Donald Trump will be a disaster for autistic people

Emily Willingham

Donald Trump has never been a fan of disabled people. He's got an obsession with the appearance of being "weak" or "crazy," was hyperfocused on the idea that Hillary Clinton had some kind of neurological disorder like epilepsy, which he clearly viewed as a sort of human failing, and infamously mocked reporter Serge Kovaleski. But of all of the groups out there whom Donald Trump disdains, whom his policies will endanger profoundly, autistic people stand to suffer the most.

Trump's coming at them from all sides. First, there's his coy dabbling with antivaccine generalissimos like Robert F. Kennedy, Jr., and the Vaxxed crowd. Kennedy met with Trump and claimed that Trump had invited Junior to head up a "vaccine safety and scientific integrity" commission of some kind. It would certainly be richly ironic to have avowed antivaccine irrationalist Kennedy head up a commission on anything having to do with public health. The Trump team almost immediately equivocated about Kennedy's statements, basically categorizing them as the equivalent of a nice chat. Currently, Kennedy is reported to be saying that he will be heading up such a commission while the Trump camp has no more comment.

But that chat, according to Trump's team, was about autism, not vaccines, and about "forming a commission on Autism [sic]." Add that to Trump's brash and reckless pre-election assertions about vaccines and autism, one of the few public health issues he attends to at all, and you've got the makings for an all-out destruction of the edifices that support the autistic population. Trump's negative attention never bodes anything good and almost invariably means he intends to lay waste to the target.

Toying with Kennedy and bringing up autism yet again is just one way that Trump threatens this nation's autistic population. And yes, it is a threat because every time someone raises autism as a specter and consequence to fear from vaccines, autism gets cast as the bogeyman. Trump's own spouse seems to view a presumption of autism as an unforgivable insult. Vaccines aren't the really scary thing in these narratives. Autism is. When you set up a neurobiological condition as something to fear, you set up the people who are that neurobiology as fearsome, too. And that has consequences ranging from social shunning and abuse to death and more death.

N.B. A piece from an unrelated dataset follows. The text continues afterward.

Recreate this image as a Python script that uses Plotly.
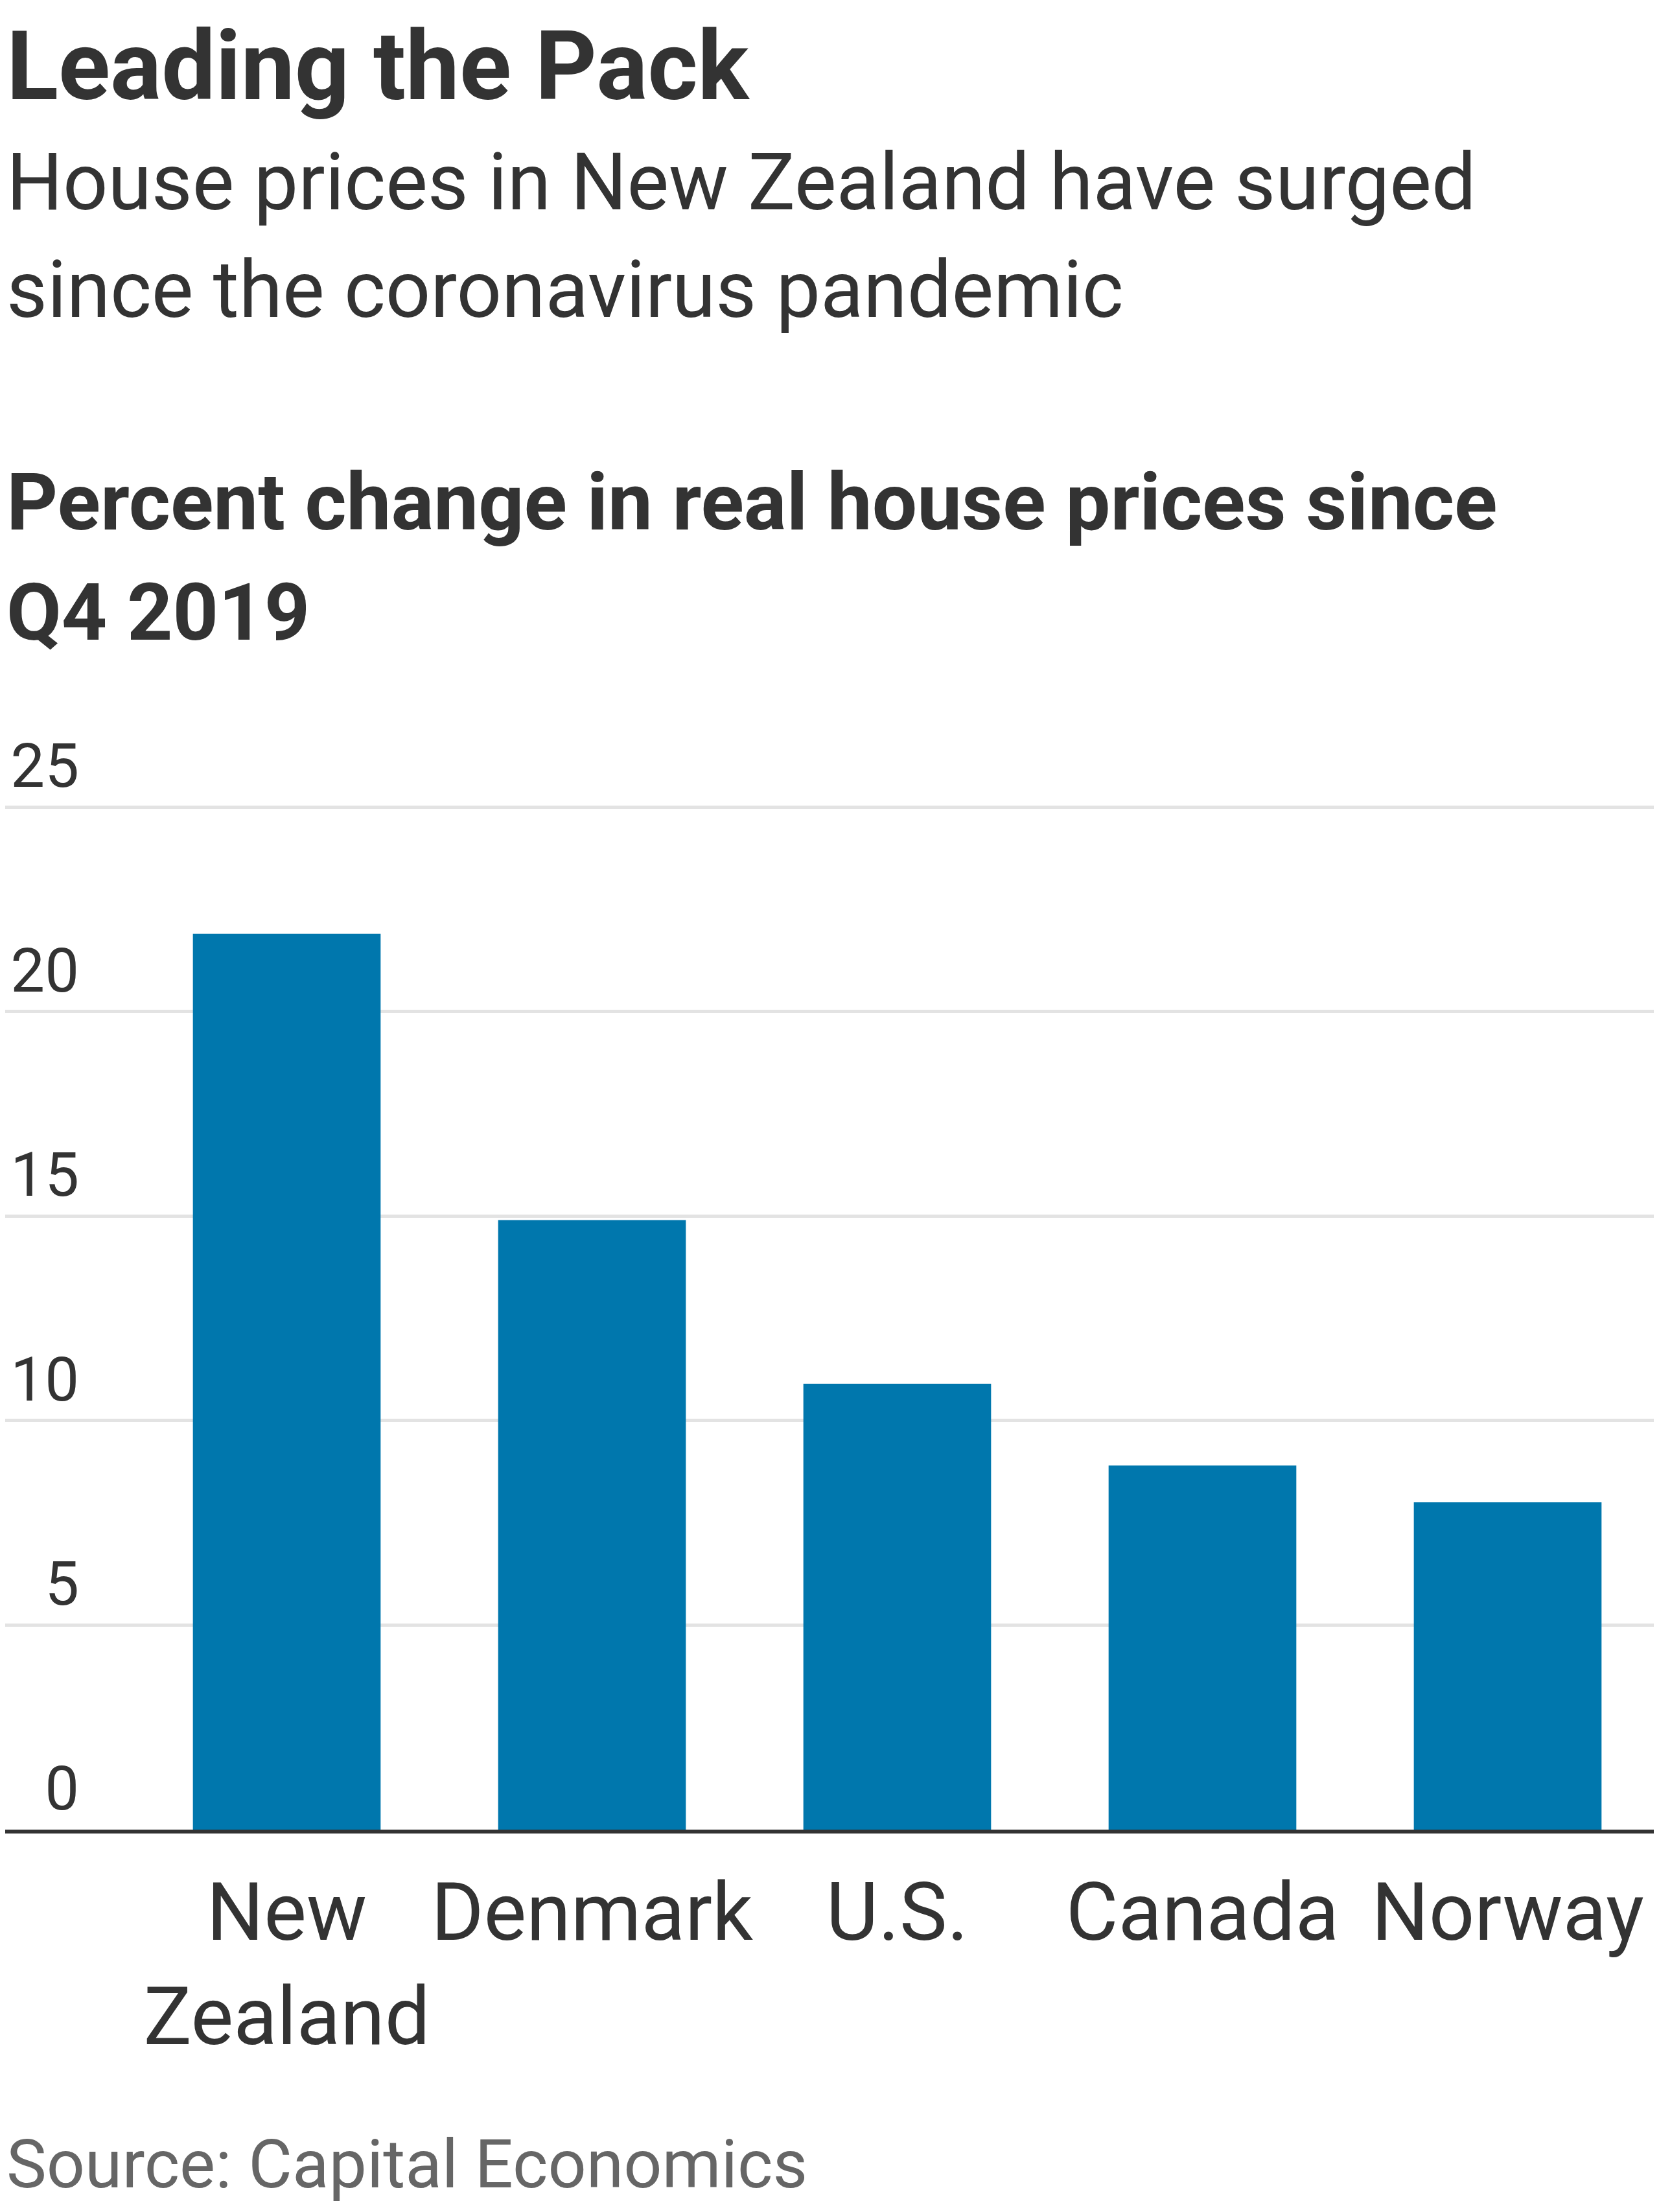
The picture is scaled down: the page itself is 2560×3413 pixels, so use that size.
#!/usr/bin/env python3
# -*- coding:utf-8 -*-

import plotly.graph_objects as go


COUNTRIES   = [ 'New<br>Zealand', 'Denmark', 'U.S.', 'Canada', 'Norway' ]
PCT_CHANGE  = [ 21.9, 14.9, 10.9, 8.9, 8.0 ]
Y_TICKS     = [ 0, 5, 10, 15, 20, 25 ]

TITLE       = 'Leading the Pack'
SUBTITLE    = [ 'House prices in New Zealand have surged', 'since the coronavirus pandemic' ]
CHART_LABEL = [ 'Percent change in real house prices since', 'Q4 2019' ]
SOURCE      = 'Source: Capital Economics'


# the page body adds an 8px margin, so the figure is a little smaller than the window
PAGE_PAD    = 8
FIG_W       = 2560 - 2 * PAGE_PAD
FIG_H       = 3413 - 2 * PAGE_PAD
Y_MAX       = 25.05
GRID25_PX   = 1245 - PAGE_PAD   # pixel row of the 25 gridline
PLOT_BOTTOM = 2823 - PAGE_PAD   # pixel row of the baseline
PX_PER_UNIT = (PLOT_BOTTOM - GRID25_PX) / 25.0
PLOT_TOP    = GRID25_PX - (Y_MAX - 25.0) * PX_PER_UNIT

FIRST_BAR_X = 442.5 - PAGE_PAD  # centre of the first bar, pixels
BAR_STEP    = 471.0             # pixels between bar centres

FONT        = 'Roboto, Lato, "Liberation Sans", sans-serif'
TEXT_COLOR  = '#333333'
BAR_COLOR   = '#0077ad'
GRID_COLOR  = '#e3e3e3'


def PaperY(px: float) -> float:
	# convert a pixel row (from the top of the figure) into paper units
	return (PLOT_BOTTOM - px) / (PLOT_BOTTOM - PLOT_TOP)


def TextLine(text: str, midPx: float, size: int, bold: bool = False, color: str = TEXT_COLOR) -> dict:
	return dict(
		text=text,
		xref='paper', yref='paper',
		x=0, y=PaperY(midPx),
		xanchor='left', yanchor='middle',
		showarrow=False,
		align='left',
		font=dict(family=FONT, size=size, color=color, weight=700 if bold else 400),
	)


def main() -> None:
	fig = go.Figure()
	fig.add_trace(
		go.Bar(
			x=COUNTRIES,
			y=PCT_CHANGE,
			marker=dict(color=BAR_COLOR, line=dict(width=0)),
			width=0.615,
			hoverinfo='skip',
		)
	)

	annotations = [
		TextLine(TITLE, 94, 148, bold=True),
		TextLine(SUBTITLE[0], 273, 122),
		TextLine(SUBTITLE[1], 439, 122),
		TextLine(CHART_LABEL[0], 767, 123, bold=True),
		TextLine(CHART_LABEL[1], 937, 123, bold=True),
		TextLine(SOURCE, 3332, 104, color='#666666'),
	]

	fig.update_layout(
		width=FIG_W,
		height=FIG_H,
		margin=dict(l=0, r=0, t=PLOT_TOP, b=FIG_H - PLOT_BOTTOM, pad=0),
		paper_bgcolor='white',
		plot_bgcolor='white',
		showlegend=False,
		annotations=annotations,
		font=dict(family=FONT, color=TEXT_COLOR),
	)
	fig.update_xaxes(
		type='category',
		range=[ -FIRST_BAR_X / BAR_STEP, (FIG_W - FIRST_BAR_X) / BAR_STEP ],
		showgrid=False,
		zeroline=False,
		showline=True,
		linecolor=TEXT_COLOR,
		linewidth=6,
		ticks='',
		tickangle=0,
		automargin=False,
		ticklabelstandoff=15,
		tickfont=dict(family=FONT, size=124, color=TEXT_COLOR),
		fixedrange=True,
	)
	fig.update_yaxes(
		range=[ 0, Y_MAX ],
		tickvals=Y_TICKS,
		anchor='free',
		position=114 / FIG_W,
		showgrid=True,
		gridcolor=GRID_COLOR,
		gridwidth=5,
		zeroline=False,
		showline=False,
		ticks='',
		automargin=False,
		ticklabelshift=-64,
		tickfont=dict(family=FONT, size=94, color=TEXT_COLOR),
		fixedrange=True,
	)

	fig.write_html('out.html', config=dict(displayModeBar=False))


if __name__ == '__main__':
	main()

In addition to doing this nonfavor to autistic people by way of coying a relationship with RFK, Jr., Trump is coming at the autistic community on its flanks. His nominee for attorney general, Jeff Sessions, thinks that the Individuals with Disabilities Education Act "undermines the educational process," and he shows a clear ignorance of this and other federal protections for disabled children in the classroom. Based on Sessions' own comments, if he had his way, these protections would be gutted or ignored, leaving autistic students and other disabled children warehoused and isolated, treated like second-class citizens or worse. Trump's choice for education secretary, Betsy DeVos, is no fan of public schools, the only place where students with disabilities can receive their federally mandated educational rights.

With these attacks on the intrinsic humanity and education rights of autistic people, Trump also is coming at them on the health flank. With the collusion of most of the GOP in Congress, he plans to repeal the Affordable Care Act (ACA; a.k.a., "Obamacare"), a law that has been critical and lifesaving for the disability community as a whole and life-changing for autistic people. ACA allowed for early screening (and therefore early identification, awareness and, one hopes, understanding) without cost sharing. It removed lifetime caps and denial of coverage for pre-existing conditions. For the U.S., without ACA, 1% to 2% of the population would be considered to have a pre-existing condition called autism. Currently covered therapies for autistic people might no longer be covered. And then there are the co-existing conditions, like epilepsy, which about a third of autistic people have. And the coverage under ACA that extends to adult children up to age 26 years, critical coverage for young autistic adults whose access to jobs can be delayed or denied.